Description of the task ->
Write the lines out again, from the top of the material to the line containing "8e5, 1e6, 1.5e6, 2e6, 3e6, 5e6, 1e7, 1e8]", pictures excluded.

Information supplied ->
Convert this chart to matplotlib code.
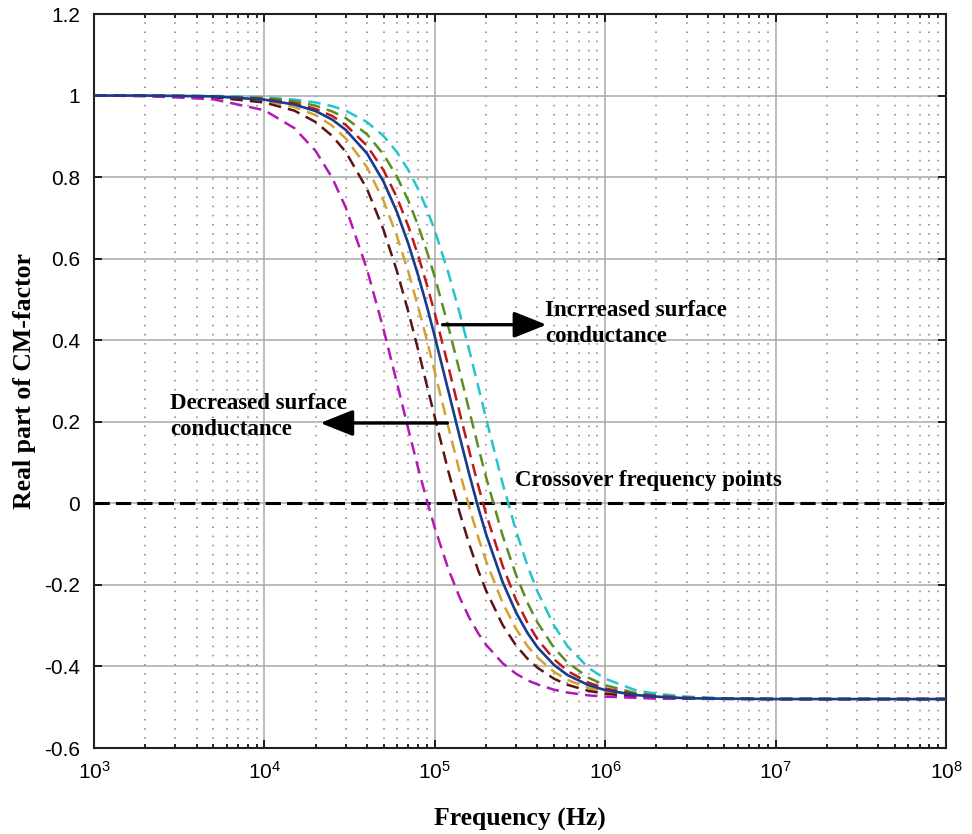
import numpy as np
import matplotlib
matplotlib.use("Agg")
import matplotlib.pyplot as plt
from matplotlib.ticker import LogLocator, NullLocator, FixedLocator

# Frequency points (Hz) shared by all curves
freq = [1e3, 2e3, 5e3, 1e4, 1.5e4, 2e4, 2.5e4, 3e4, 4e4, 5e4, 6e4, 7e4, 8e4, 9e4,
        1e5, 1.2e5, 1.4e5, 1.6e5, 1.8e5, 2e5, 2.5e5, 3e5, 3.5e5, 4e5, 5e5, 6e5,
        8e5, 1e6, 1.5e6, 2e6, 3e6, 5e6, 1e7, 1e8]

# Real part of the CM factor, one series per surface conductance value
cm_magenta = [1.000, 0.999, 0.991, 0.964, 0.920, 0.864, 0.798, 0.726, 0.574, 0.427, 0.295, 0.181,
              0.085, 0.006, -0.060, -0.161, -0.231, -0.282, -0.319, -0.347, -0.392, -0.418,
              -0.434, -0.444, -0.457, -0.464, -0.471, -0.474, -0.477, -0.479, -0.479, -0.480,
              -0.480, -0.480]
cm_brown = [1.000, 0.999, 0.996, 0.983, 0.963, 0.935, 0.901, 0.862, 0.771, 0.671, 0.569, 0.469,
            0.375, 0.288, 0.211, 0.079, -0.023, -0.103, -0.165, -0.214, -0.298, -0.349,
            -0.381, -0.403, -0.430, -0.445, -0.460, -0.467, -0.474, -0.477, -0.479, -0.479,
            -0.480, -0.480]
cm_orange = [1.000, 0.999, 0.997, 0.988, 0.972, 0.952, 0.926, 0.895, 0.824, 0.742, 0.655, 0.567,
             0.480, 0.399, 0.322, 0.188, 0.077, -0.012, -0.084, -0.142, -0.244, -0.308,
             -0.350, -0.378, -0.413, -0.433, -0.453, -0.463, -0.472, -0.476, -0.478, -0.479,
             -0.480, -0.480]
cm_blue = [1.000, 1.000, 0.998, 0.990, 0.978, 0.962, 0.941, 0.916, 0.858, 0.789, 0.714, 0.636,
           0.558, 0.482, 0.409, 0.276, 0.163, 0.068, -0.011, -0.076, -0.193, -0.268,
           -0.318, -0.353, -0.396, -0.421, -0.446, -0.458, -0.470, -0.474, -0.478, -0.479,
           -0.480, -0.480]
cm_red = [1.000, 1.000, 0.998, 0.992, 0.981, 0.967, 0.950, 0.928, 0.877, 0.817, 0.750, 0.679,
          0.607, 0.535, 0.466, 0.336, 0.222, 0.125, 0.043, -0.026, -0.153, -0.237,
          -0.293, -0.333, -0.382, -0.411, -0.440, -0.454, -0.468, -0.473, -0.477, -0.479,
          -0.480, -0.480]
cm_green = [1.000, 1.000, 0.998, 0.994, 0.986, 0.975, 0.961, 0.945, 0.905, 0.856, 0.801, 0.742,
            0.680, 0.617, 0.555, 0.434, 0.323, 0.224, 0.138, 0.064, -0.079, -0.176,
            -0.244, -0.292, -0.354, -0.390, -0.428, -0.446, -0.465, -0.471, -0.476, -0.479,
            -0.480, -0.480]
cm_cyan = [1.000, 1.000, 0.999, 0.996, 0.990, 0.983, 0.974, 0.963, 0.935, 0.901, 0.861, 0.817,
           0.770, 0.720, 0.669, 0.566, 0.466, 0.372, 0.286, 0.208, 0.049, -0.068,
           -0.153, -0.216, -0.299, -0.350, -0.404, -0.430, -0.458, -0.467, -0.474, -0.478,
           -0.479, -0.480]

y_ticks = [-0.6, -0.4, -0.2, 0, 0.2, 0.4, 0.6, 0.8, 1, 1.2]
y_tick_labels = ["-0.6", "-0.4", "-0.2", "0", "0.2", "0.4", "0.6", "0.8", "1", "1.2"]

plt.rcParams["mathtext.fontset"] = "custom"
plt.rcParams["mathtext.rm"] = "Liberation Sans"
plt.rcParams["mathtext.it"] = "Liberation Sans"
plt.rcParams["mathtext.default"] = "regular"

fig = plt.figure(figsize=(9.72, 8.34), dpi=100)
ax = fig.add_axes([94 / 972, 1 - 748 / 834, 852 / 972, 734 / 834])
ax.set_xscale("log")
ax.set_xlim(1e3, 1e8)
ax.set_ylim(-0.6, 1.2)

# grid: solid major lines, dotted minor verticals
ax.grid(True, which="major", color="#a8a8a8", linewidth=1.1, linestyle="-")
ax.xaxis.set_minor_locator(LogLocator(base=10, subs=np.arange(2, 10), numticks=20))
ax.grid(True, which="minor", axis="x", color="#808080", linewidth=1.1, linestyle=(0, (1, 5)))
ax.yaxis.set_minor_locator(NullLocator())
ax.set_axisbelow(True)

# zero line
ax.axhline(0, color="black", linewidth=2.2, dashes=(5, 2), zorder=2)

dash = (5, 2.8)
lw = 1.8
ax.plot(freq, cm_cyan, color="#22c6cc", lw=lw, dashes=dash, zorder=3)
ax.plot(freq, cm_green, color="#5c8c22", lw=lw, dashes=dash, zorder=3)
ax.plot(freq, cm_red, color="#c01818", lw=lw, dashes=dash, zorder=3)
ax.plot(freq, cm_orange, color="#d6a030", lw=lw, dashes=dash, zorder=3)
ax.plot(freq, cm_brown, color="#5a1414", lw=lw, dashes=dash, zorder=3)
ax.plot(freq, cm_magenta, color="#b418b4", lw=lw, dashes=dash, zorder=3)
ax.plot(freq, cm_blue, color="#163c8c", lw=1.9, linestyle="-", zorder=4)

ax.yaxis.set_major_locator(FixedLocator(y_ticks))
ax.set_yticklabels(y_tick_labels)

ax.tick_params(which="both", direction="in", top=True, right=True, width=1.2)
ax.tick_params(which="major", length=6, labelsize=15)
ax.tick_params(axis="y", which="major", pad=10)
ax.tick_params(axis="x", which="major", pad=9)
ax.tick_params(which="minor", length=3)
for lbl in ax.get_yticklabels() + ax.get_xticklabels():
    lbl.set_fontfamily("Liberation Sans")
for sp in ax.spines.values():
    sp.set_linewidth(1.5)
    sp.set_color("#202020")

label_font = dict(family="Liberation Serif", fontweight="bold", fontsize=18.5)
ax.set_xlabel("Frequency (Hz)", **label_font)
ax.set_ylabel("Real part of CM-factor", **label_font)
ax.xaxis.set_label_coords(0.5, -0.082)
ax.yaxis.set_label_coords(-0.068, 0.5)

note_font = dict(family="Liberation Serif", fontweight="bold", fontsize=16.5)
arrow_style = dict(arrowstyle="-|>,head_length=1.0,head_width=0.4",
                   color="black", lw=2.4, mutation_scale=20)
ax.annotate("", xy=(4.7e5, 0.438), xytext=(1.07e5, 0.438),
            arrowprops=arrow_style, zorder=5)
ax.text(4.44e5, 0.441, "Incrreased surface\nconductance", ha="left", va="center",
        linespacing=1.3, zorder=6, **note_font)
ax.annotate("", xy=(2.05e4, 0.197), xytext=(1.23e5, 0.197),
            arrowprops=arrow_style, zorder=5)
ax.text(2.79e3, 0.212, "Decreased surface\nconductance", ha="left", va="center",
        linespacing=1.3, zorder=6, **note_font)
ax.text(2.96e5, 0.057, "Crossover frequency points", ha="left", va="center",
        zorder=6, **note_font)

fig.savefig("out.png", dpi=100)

Output for this task ->
Convert this chart to matplotlib code.
import numpy as np
import matplotlib
matplotlib.use("Agg")
import matplotlib.pyplot as plt
from matplotlib.ticker import LogLocator, NullLocator, FixedLocator

# Frequency points (Hz) shared by all curves
freq = [1e3, 2e3, 5e3, 1e4, 1.5e4, 2e4, 2.5e4, 3e4, 4e4, 5e4, 6e4, 7e4, 8e4, 9e4,
        1e5, 1.2e5, 1.4e5, 1.6e5, 1.8e5, 2e5, 2.5e5, 3e5, 3.5e5, 4e5, 5e5, 6e5,
        8e5, 1e6, 1.5e6, 2e6, 3e6, 5e6, 1e7, 1e8]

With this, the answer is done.